I try my hand again, because why not?! I would like to say this was the last time I tried my hand, but I was very desperate and delusional, so it was not.
Alex was taking an afternoon nap because I had sent him away so he wouldn’t be a distraction while I was studying. I wake him from his slumber irrationally talking about my sock in the dryer lint opening, the house possibly burning down, and a cry for help.
He joins me in the garage, we unplug the dryer and move it up enough so he can squeeze behind it. He disconnects the dryer vent and shakes it out; we find 4 different lost earrings and a surprising amount of pen components, but no sock! I tell him it makes sense that the sock isn’t in the vent because I did not run the dryer after the sock fell, so it must still be in the dryer. He sticks his hand in the vent opening on the back of the dryer, nothing!
I’m asked to bring the vacuum with all hose attachments to him. I do. He tries to vacuum out the vent, but nothing! He did however take the opportunity to clean the vent opening that leads outside the house, I’ve been secretly worrying about needing to clean this for a while now, so this is all it took to make it happen.
I don’t believe that he can’t reach anything with his hand or with the vacuum inside the dryer vent opening so I trade places with him so that I could stick my hand in the opening and try the vacuum, but nothing!
Gambling on the possibility of my sock causing a fire is not an option, so google to the rescue! We are going to have to open the dryer. Since I was already behind the dryer and because I’m pretty sure I can do anything, I decide to be the one to give it a go. Alex brings me the tools and I start removing screws from the back panel. I do try to prematurely bend the panel to see if I can get in there without removing all the screws, but that’s a no go, all the screws and the complete panel have to be removed to gain access to the lint trap. With the panel removed, I still have to remove the screws from the lint trap. Once the back screws from the lint trap are removed, I find that I still can’t move the lint trap because there is screws in the lint trap opening on the top side of the dryer that must be removed. Removing those screws allows me to wiggle the lint trap, but I still can’t completely remove it without removing other components.
At this point, I don’t know how long I have been working on this, I’m dripping sweat from everywhere, I’ve giving up on squatting while working on the dryer because my body can’t handle it, so I’m sitting on the dirty lint filled garage floor. So much sweat! All of this for one sock, how much longer?! I’m pretty ready to give up, but I need to finish my laundry, so I try the drain snake again, nothing! I get my light and peak through a corner of the bottom back lint trap opening and I see the sock!
Cue the angels singing ahhhhhh.
I manage to maneuver the sock retrieval, I vacuum up all the lint I can see, and I put and screw all the pieces back to their original state. I was so gross and sweaty from doing this one, seemingly simple task, that I immediately went to take a shower and cool off. I do a lot of thinking in the shower, today my though was man, I can’t believe how much of a pain that was and then my thought was on my dad because for most of my life he has been an appliance repair man, so he removed socks from lint traps for a living.
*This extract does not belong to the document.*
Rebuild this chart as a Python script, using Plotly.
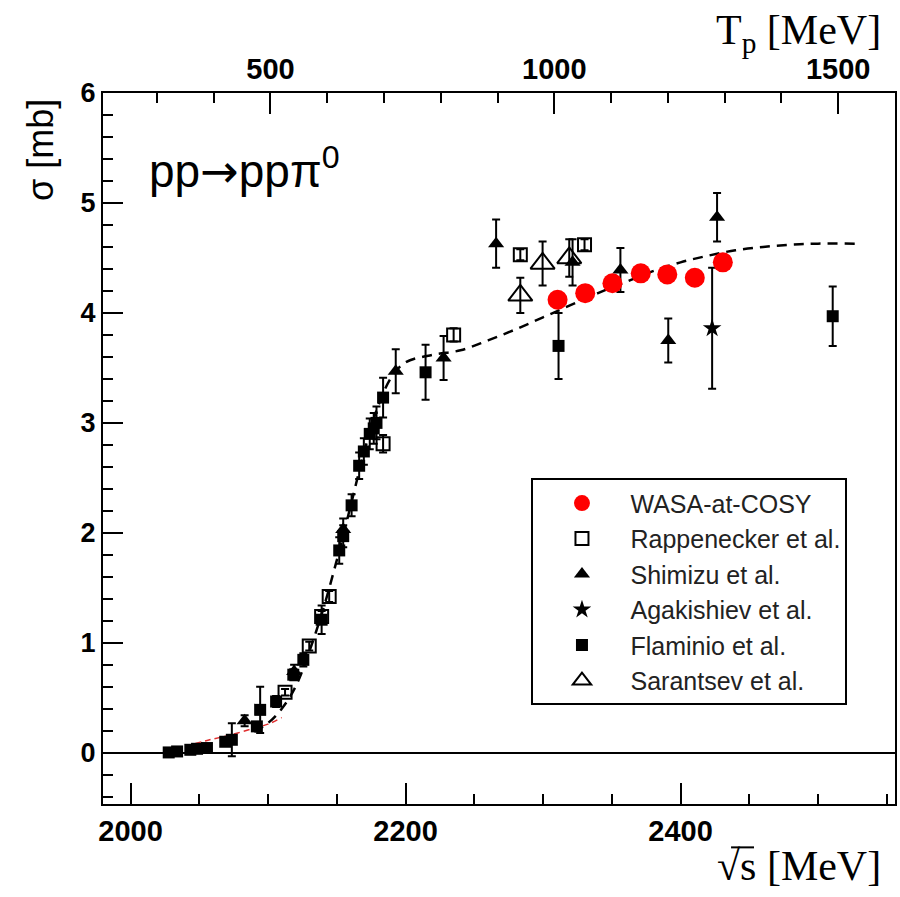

Of course my dad did more than just remove socks from lint traps, he did just about everything appliance related; all self-taught from reading books and trial and error. He did have a store front at one point, but usually he just rented storages that he kept parts, appliances, tools, and performed repairs in. He was always working and would always come home very sweaty and smelly. I remember being grossed out sometimes when he would come in the door and give me a loving side hug. It’s making my eyes water just thinking that I would ever feel that way of my dad working hard in the heat in a storage unit trying to provide for his family. Especially knowing that he always probably felt like he wasn’t doing enough because like I said in previous post, we were poor.
I don’t have a favorite parent, I love both of them very much, but my dad will always have a special place in my heart. My dad hasn’t always known how to be the best dad, he has battled with depression all his life and because of that he has periodically battled with alcoholism. Even though I had seen him be an alcoholic on and off for most of my early life, I’m happy to say that he is what I’m calculating to be, 16 years sober, even though those 16 years of life have brought about many trials, he has persevered.
There have been so many defining moments with my dad, but the one that comes to mind because I’ve already talked about my decision to get married at 17, was the talk I had with him about that. I was asking him if he would come with us to the courthouse to sign the documents that would allow me to get married at 17 because I needed a signature and my mom had been making a big fuss about everything (rightfully so, but don’t tell 17 year old me that). My dad told me that he knew I was going to marry my ex-husband as soon as I mentioned and started dating him. In short, my dad said he was going to let me live my life and make my decisions because he never wanted to hold me back, but just to know that he would always be there if I needed him; if I decided this was not what I really wanted and needed to come back, he wouldn’t hold anything against me, he would just be there to pick me up. That was everything to me. My dad loves with all his heart and everything he has, I think that’s where I get it from, even if we don’t have much to give, we give what we have with everything we’ve got.
I’m afraid I’ve deviated from my original thought, which was that anytime I feel sorry for myself thinking I don’t make enough working in my cushy air-conditioned office, to think that I make more than my dad sweating his butt off hauling refrigerators, stoves, washers, and dryers in and out of his storage unit to just barely get by.
Me and Alex did high-five each other when we were done and he told me I would make my dad proud and we should have gotten a picture to send him and show off I could handle the family business. I know I make my dad proud every day and there is nothing I could ever do to change how proud he is of me and I know there is no way I could ever deny or question how proud I am of him.